§ **WHAT IS REQUIRED**: Skipping all pictures, set down the lines of the listing from the first through the one with "const baseOff = 6;".

>>>

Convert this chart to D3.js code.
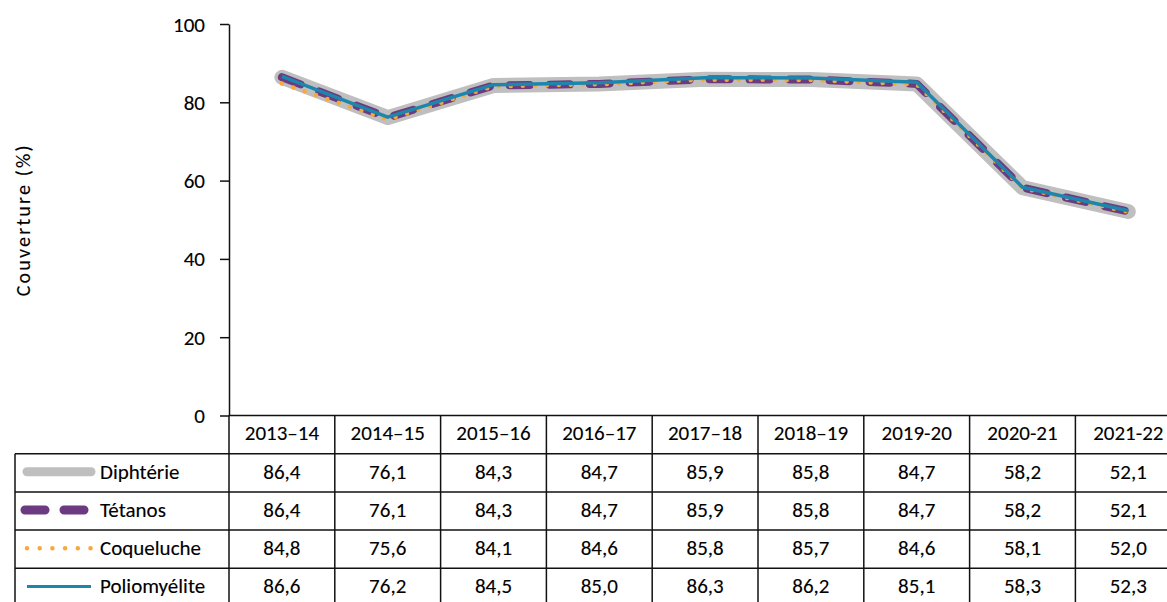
<!DOCTYPE html>
<html>
<head>
<meta charset="utf-8">
<script src="https://cdn.jsdelivr.net/npm/d3@7"></script>
<style>
  body { margin: 0; background: #fff; }
  svg { display: block; }
  text { font-family: Carlito, Calibri, Lato, sans-serif; fill: #000; stroke: #000; stroke-width: 0.12px; }
</style>
</head>
<body>
<svg id="chart" width="1167" height="602"></svg>
<script>
const categories = ["2013–14","2014–15","2015–16","2016–17","2017–18","2018–19","2019-20","2020-21","2021-22"];
const diphterie   = [86.4, 76.1, 84.3, 84.7, 85.9, 85.8, 84.7, 58.2, 52.1];
const tetanos     = [86.4, 76.1, 84.3, 84.7, 85.9, 85.8, 84.7, 58.2, 52.1];
const coqueluche  = [84.8, 75.6, 84.1, 84.6, 85.8, 85.7, 84.6, 58.1, 52.0];
const poliomyelite= [86.6, 76.2, 84.5, 85.0, 86.3, 86.2, 85.1, 58.3, 52.3];
const seriesNames = ["Diphtérie", "Tétanos", "Coqueluche", "Poliomyélite"];
const yTicks = [0, 20, 40, 60, 80, 100];
const yLabel = "Couverture (%)";

const seriesValues = [diphterie, tetanos, coqueluche, poliomyelite];
const styles = [
  { color: "#BFBFBF", width: 15, dash: null, cap: "round", lw: 9, ldash: null },
  { color: "#6C3A80", width: 8, dash: "20,20", cap: "round", lw: 9, ldash: "20,19" },
  { color: "#F7A83A", width: 4.5, dash: "0,12", cap: "round", lw: 4.5, ldash: "0,12.7" },
  { color: "#1D86AC", width: 3.5, dash: null, cap: "butt", lw: 3, ldash: null }
];

const svg = d3.select("#chart");
const W = 1167, H = 602;
const fontSize = 21;
const baseOff = 6;

const axisX = 229;
const colW = 105.8;
const x = d3.scaleBand().domain(categories).range([axisX, axisX + colW * categories.length]).padding(0);
const y = d3.scaleLinear().domain([0, 100]).range([415.5, 24]);
const rows = d3.scaleBand().domain(["header", ...seriesNames]).range([415.5, 415.5 + 5 * 38.2]).padding(0);

const fmt = d3.formatLocale({ decimal: ",", thousands: " ", grouping: [3], currency: ["", ""] }).format(".1f");

// Y axis
const yAxis = d3.axisLeft(y).tickValues(yTicks).tickSize(9).tickSizeOuter(0).tickPadding(15);
const gy = svg.append("g").attr("transform", `translate(${axisX},0)`).call(yAxis);
gy.select(".domain").attr("stroke", "#111").attr("stroke-width", 1.5);
gy.selectAll(".tick line").attr("stroke", "#111").attr("stroke-width", 1.5);
gy.selectAll(".tick text").attr("font-size", fontSize).attr("fill", "#000")
  .attr("dy", null).attr("dominant-baseline", null).attr("y", baseOff + 1)
  .style("font-family", "Carlito, Calibri, Lato, sans-serif");

svg.append("text")
  .attr("transform", `translate(30,${(y(0) + y(100)) / 2}) rotate(-90)`)
  .attr("text-anchor", "middle")
  .attr("font-size", 20).attr("letter-spacing", 2.2).text(yLabel);

// Lines
const line = d3.line().x((d, i) => x(categories[i]) + x.bandwidth() / 2).y(d => y(d));
seriesValues.forEach((vals, k) => {
  const s = styles[k];
  svg.append("path").datum(vals)
    .attr("d", line)
    .attr("fill", "none")
    .attr("stroke", s.color)
    .attr("stroke-width", s.width)
    .attr("stroke-linecap", s.cap)
    .attr("stroke-linejoin", "round")
    .attr("stroke-dasharray", s.dash);
});

// Table
const tg = svg.append("g");
const lineColor = "#111", lw = 1.5;
const tableBottom = H + 5;
tg.append("line").attr("x1", axisX).attr("x2", W).attr("y1", y(0)).attr("y2", y(0))
  .attr("stroke", lineColor).attr("stroke-width", lw);
tg.append("line").attr("x1", axisX).attr("x2", axisX).attr("y1", y(0)).attr("y2", tableBottom)
  .attr("stroke", lineColor).attr("stroke-width", lw);
tg.selectAll("line.col").data(categories).enter().append("line")
  .attr("x1", d => x(d) + x.bandwidth()).attr("x2", d => x(d) + x.bandwidth())
  .attr("y1", y(0)).attr("y2", tableBottom)
  .attr("stroke", lineColor).attr("stroke-width", lw);
tg.append("line").attr("x1", 15).attr("x2", 15).attr("y1", rows(seriesNames[0])).attr("y2", tableBottom)
  .attr("stroke", lineColor).attr("stroke-width", lw);
tg.selectAll("line.row").data(seriesNames).enter().append("line")
  .attr("x1", 15).attr("x2", W)
  .attr("y1", d => rows(d)).attr("y2", d => rows(d))
  .attr("stroke", lineColor).attr("stroke-width", lw);

tg.selectAll("text.hdr").data(categories).enter().append("text")
  .attr("x", d => x(d) + x.bandwidth() / 2)
  .attr("y", rows("header") + rows.bandwidth() / 2 + baseOff - 0.5)
  .attr("text-anchor", "middle")
  .attr("font-size", fontSize).text(d => d);

seriesNames.forEach((name, k) => {
  const cy = rows(name) + rows.bandwidth() / 2;
  const s = styles[k];
  tg.append("line")
    .attr("x1", k === 1 ? 25 : 27).attr("x2", k === 1 ? 84 : 91)
    .attr("y1", cy - 1).attr("y2", cy - 1)
    .attr("stroke", s.color).attr("stroke-width", s.lw)
    .attr("stroke-linecap", k === 3 ? "butt" : "round")
    .attr("stroke-dasharray", s.ldash);
  tg.append("text").attr("x", 100).attr("y", cy + baseOff)
    .attr("font-size", fontSize).text(name);
  tg.selectAll(null).data(seriesValues[k]).enter().append("text")
    .attr("x", (d, i) => x(categories[i]) + x.bandwidth() / 2)
    .attr("y", cy + baseOff)
    .attr("text-anchor", "middle")
    .attr("font-size", fontSize).text(d => fmt(d));
});
</script>
</body>
</html>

<<<

§ **TASK RESPONSE**:
Convert this chart to D3.js code.
<!DOCTYPE html>
<html>
<head>
<meta charset="utf-8">
<script src="https://cdn.jsdelivr.net/npm/d3@7"></script>
<style>
  body { margin: 0; background: #fff; }
  svg { display: block; }
  text { font-family: Carlito, Calibri, Lato, sans-serif; fill: #000; stroke: #000; stroke-width: 0.12px; }
</style>
</head>
<body>
<svg id="chart" width="1167" height="602"></svg>
<script>
const categories = ["2013–14","2014–15","2015–16","2016–17","2017–18","2018–19","2019-20","2020-21","2021-22"];
const diphterie   = [86.4, 76.1, 84.3, 84.7, 85.9, 85.8, 84.7, 58.2, 52.1];
const tetanos     = [86.4, 76.1, 84.3, 84.7, 85.9, 85.8, 84.7, 58.2, 52.1];
const coqueluche  = [84.8, 75.6, 84.1, 84.6, 85.8, 85.7, 84.6, 58.1, 52.0];
const poliomyelite= [86.6, 76.2, 84.5, 85.0, 86.3, 86.2, 85.1, 58.3, 52.3];
const seriesNames = ["Diphtérie", "Tétanos", "Coqueluche", "Poliomyélite"];
const yTicks = [0, 20, 40, 60, 80, 100];
const yLabel = "Couverture (%)";

const seriesValues = [diphterie, tetanos, coqueluche, poliomyelite];
const styles = [
  { color: "#BFBFBF", width: 15, dash: null, cap: "round", lw: 9, ldash: null },
  { color: "#6C3A80", width: 8, dash: "20,20", cap: "round", lw: 9, ldash: "20,19" },
  { color: "#F7A83A", width: 4.5, dash: "0,12", cap: "round", lw: 4.5, ldash: "0,12.7" },
  { color: "#1D86AC", width: 3.5, dash: null, cap: "butt", lw: 3, ldash: null }
];

const svg = d3.select("#chart");
const W = 1167, H = 602;
const fontSize = 21;
const baseOff = 6;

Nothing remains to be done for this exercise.